Im Grunde genommen sind es die gleichen Probleme, die Studenten und Arbeiter beunruhigen, und die alle ihren Ursprung in dem Drang nach Gewerkschaftsfreiheit haben.

Die „freie Studentengewerkschaft“, die in Barcelona, Madrid und anderen Universitäten gegründet wurde, ist durch Richterspruch als illegal erklärt worden. Trotzdem setzen die Studenten ihre turbulenten Bemühungen um legale Anerkennung dieser Gewerkschaft fort.

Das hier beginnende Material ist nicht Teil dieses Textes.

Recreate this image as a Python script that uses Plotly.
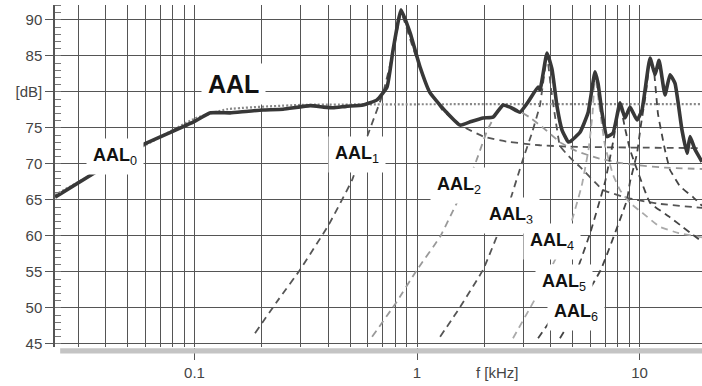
import math
import plotly.graph_objects as go

# ---------------- data (f in kHz, level in dB) ----------------
main_f = [0.0236, 0.0365, 0.056, 0.0985, 0.118, 0.1445, 0.17, 0.203, 0.25, 0.331, 0.38, 0.419,
          0.48, 0.572, 0.661, 0.733, 0.78, 0.848, 0.931, 1.031, 1.143, 1.364, 1.561, 1.75, 1.98,
          2.196, 2.435, 2.618, 2.904, 3.155, 3.499, 3.571, 3.839, 4.045, 4.258, 4.484, 4.771,
          4.871, 5.402, 5.869, 6.31, 6.51, 6.785, 7.144, 7.601, 8.173, 8.607, 9.064, 9.745,
          10.26, 11.15, 11.74, 12.24, 13.02, 13.71, 14.44, 15.52, 16.35, 16.87, 17.76, 19.09]
main_db = [65.4, 69.0, 72.4, 75.8, 77.1, 77.1, 77.3, 77.5, 77.6, 78.1, 77.9, 77.8,
           78.0, 78.2, 78.9, 80.7, 85.8, 91.4, 88.2, 83.5, 79.9, 77.1, 75.4, 75.9, 76.4,
           76.5, 78.2, 77.9, 77.2, 78.6, 80.7, 80.3, 85.4, 83.1, 78.0, 74.7, 73.1,
           73.1, 74.4, 77.1, 82.8, 81.2, 77.1, 73.8, 74.3, 78.5, 76.4, 77.9, 76.1,
           77.5, 84.7, 82.4, 84.4, 79.6, 82.4, 81.2, 74.7, 71.5, 73.8, 72.0, 70.3]

aal0_f = [0.0236, 0.06, 0.1, 0.14, 0.3, 19.09]
aal0_db = [65.7, 72.6, 76.3, 77.6, 78.2, 78.3]

aal1_f = [0.187, 0.24, 0.298, 0.4, 0.511, 0.6, 0.703, 0.78, 0.848, 0.95, 1.1, 1.3, 1.587,
          1.99, 2.53, 3.57, 4.87, 8.0, 19.09]
aal1_db = [46.5, 51.3, 55.3, 61.5, 67.8, 74.0, 79.8, 85.5, 91.0, 86.5, 81.0, 77.5, 75.3,
           73.8, 73.1, 72.6, 72.4, 72.3, 72.2]

aal2_f = [0.628, 0.8, 1.0, 1.27, 1.56, 1.8, 2.07, 2.3, 2.5, 2.8, 3.2, 3.7, 4.4, 5.2, 6.5,
          8.0, 10.0, 13.0, 19.09]
aal2_db = [46.0, 50.6, 55.3, 59.9, 65.5, 69.5, 74.7, 77.3, 78.2, 77.6, 76.5, 75.0, 73.0,
           71.8, 70.8, 70.2, 69.8, 69.5, 69.3]

aal3_f = [1.27, 1.56, 1.98, 2.5, 2.99, 3.3, 3.57, 3.84, 4.0, 4.2, 4.39, 4.9, 5.4, 6.85,
          8.78, 12.0, 19.09]
aal3_db = [46.0, 50.1, 55.3, 63.0, 70.6, 74.5, 78.2, 85.0, 80.5, 76.0, 72.5, 70.8, 69.6,
           66.4, 65.3, 64.5, 63.9]

aal4_f = [2.7, 3.5, 4.3, 4.87, 5.5, 5.9, 6.15, 6.31, 6.6, 7.0, 7.6, 8.2, 9.06, 10.5, 12.3,
          15.0, 19.09]
aal4_db = [45.8, 52.0, 57.5, 61.3, 67.0, 72.0, 77.0, 82.5, 78.0, 72.5, 68.5, 66.3, 64.6,
           63.0, 61.3, 60.4, 59.8]

aal5_f = [3.5, 4.08, 5.24, 6.0, 7.0, 7.6, 8.17, 8.6, 9.06, 9.75, 11.15, 13.7, 19.09]
aal5_db = [45.8, 48.8, 55.3, 60.4, 67.5, 73.0, 78.3, 75.0, 72.0, 69.2, 64.6, 62.6, 59.2]

aal6_f = [4.39, 6.7, 8.78, 9.06, 9.75, 10.1, 10.7, 11.15, 11.6, 12.1, 13.0, 13.7, 15.2,
          17.4, 19.09]
aal6_db = [45.8, 55.3, 65.0, 67.5, 71.5, 75.0, 80.0, 84.5, 83.0, 77.0, 72.0, 69.2, 66.9,
           65.4, 64.2]

y_ticks = [45, 50, 55, 60, 65, 70, 75, 80, 85, 90]
y_ticktext = ["45", "50", "55", "60", "65", "70", "75", "[dB]", "85", "90"]
x_ticks = [0.1, 1, 10]
x_ticktext = ["0.1", "1", "10"]
x_minor = [m * d for d in (0.01, 0.1, 1) for m in range(2, 10)]

# label positions: (text, f, dB)
labels = [
    ("<b>AAL</b><sub>0</sub>", 0.0439, 71.1),
    ("<b>AAL</b><sub>1</sub>", 0.537, 71.25),
    ("<b>AAL</b><sub>2</sub>", 1.545, 67.0),
    ("<b>AAL</b><sub>3</sub>", 2.64, 62.9),
    ("<b>AAL</b><sub>4</sub>", 4.05, 59.3),
    ("<b>AAL</b><sub>5</sub>", 4.58, 53.5),
    ("<b>AAL</b><sub>6</sub>", 5.19, 49.4),
]

FONT = "Liberation Sans, Arial, sans-serif"
fig = go.Figure()

DASH = "7px,5px"
for fx, dbv, col in [(aal1_f, aal1_db, "#555"), (aal2_f, aal2_db, "#999"),
                     (aal3_f, aal3_db, "#555"), (aal4_f, aal4_db, "#aaa"),
                     (aal5_f, aal5_db, "#444"), (aal6_f, aal6_db, "#444")]:
    fig.add_trace(go.Scatter(x=fx, y=dbv, mode="lines",
                             line=dict(color=col, width=1.8, dash=DASH, shape="spline", smoothing=0.3),
                             hoverinfo="skip"))

fig.add_trace(go.Scatter(x=aal0_f, y=aal0_db, mode="lines",
                         line=dict(color="#888", width=2.2, dash="2px,2px", shape="spline", smoothing=0.4),
                         hoverinfo="skip"))
fig.add_trace(go.Scatter(x=main_f, y=main_db, mode="lines",
                         line=dict(color="#383838", width=3.6, shape="spline", smoothing=0.4),
                         hoverinfo="skip"))

for txt, fx, dbv in labels:
    fig.add_annotation(x=math.log10(fx), y=dbv, xref="x", yref="y", text=txt, showarrow=False,
                       bgcolor="white", borderpad=6,
                       font=dict(size=18, color="#111", family=FONT))

fig.add_annotation(x=math.log10(0.149), y=81.1, xref="x", yref="y", text="<b>AAL</b>",
                   showarrow=False, bgcolor="white", borderpad=6,
                   font=dict(size=25, color="#111", family=FONT))

fig.add_annotation(x=math.log10(2.31), y=-0.076, xref="x", yref="paper", text="f [kHz]",
                   showarrow=False, yanchor="middle",
                   font=dict(size=15, color="#444", family=FONT))

fig.add_shape(type="rect", xref="paper", yref="paper", x0=0.008, x1=1.0, y0=-0.019, y1=-0.004,
              fillcolor="#c4c4c4", line=dict(width=0), layer="above")

fig.update_layout(
    width=702, height=386,
    margin=dict(l=55, r=0, t=5, b=39, autoexpand=False),
    plot_bgcolor="white", paper_bgcolor="white",
    showlegend=False,
    font=dict(family=FONT, size=15, color="#444"),
    xaxis=dict(type="log", range=[math.log10(0.0236), math.log10(19.09)], automargin=False,
               tickvals=x_ticks, ticktext=x_ticktext, ticks="outside", ticklen=12,
               tickcolor="#555", showgrid=True, gridcolor="#555", gridwidth=1,
               minor=dict(tickvals=x_minor, showgrid=True, gridcolor="#555", gridwidth=1, ticks=""),
               showline=False, zeroline=False, tickfont=dict(size=15, color="#444")),
    yaxis=dict(range=[44.58, 92.08], tickvals=y_ticks, ticktext=y_ticktext, automargin=False,
               ticks="outside", ticklen=8, tickcolor="#555",
               showgrid=True, gridcolor="#555", gridwidth=1,
               showline=True, linecolor="#555", linewidth=1.5, zeroline=False,
               minor=dict(dtick=1, ticks="inside", ticklen=6, tickcolor="#777", showgrid=False),
               tickfont=dict(size=15, color="#444")),
)

fig.write_html("out.html", config={"displayModeBar": False},
               post_script="document.body.style.margin='0px';document.body.style.overflow='hidden';")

Tagtäglich veranstalten sie in der Madrider wirtschaftswissenschaftlichen Fakultät ihre sogenannten „freien“ (illegalen) Versammlungen, um im Anschluß daran auf dem von Polizisten mit Hunden und Spritzenwagen umzingelten Universitätsgelände solange nach Freiheit zu skandieren und Zeitungen zu verbrennen, mit deren Berichterstattung sie nicht einverstanden sind, bis die Ordnungshüter sie knüppelschwingend auseinandertreiben. Nicht selten kommt es dann zu regelrechten Steinschlachten mit Verletzten auf beiden Seiten und zu Verfolgungen, die entweder an den Eingängen der Fakultäten — falls die Polizisten nicht in sie eindringen — oder oftmals im Polizeigefängnis enden. Zurückbleiben scherbenübersäte Straßen.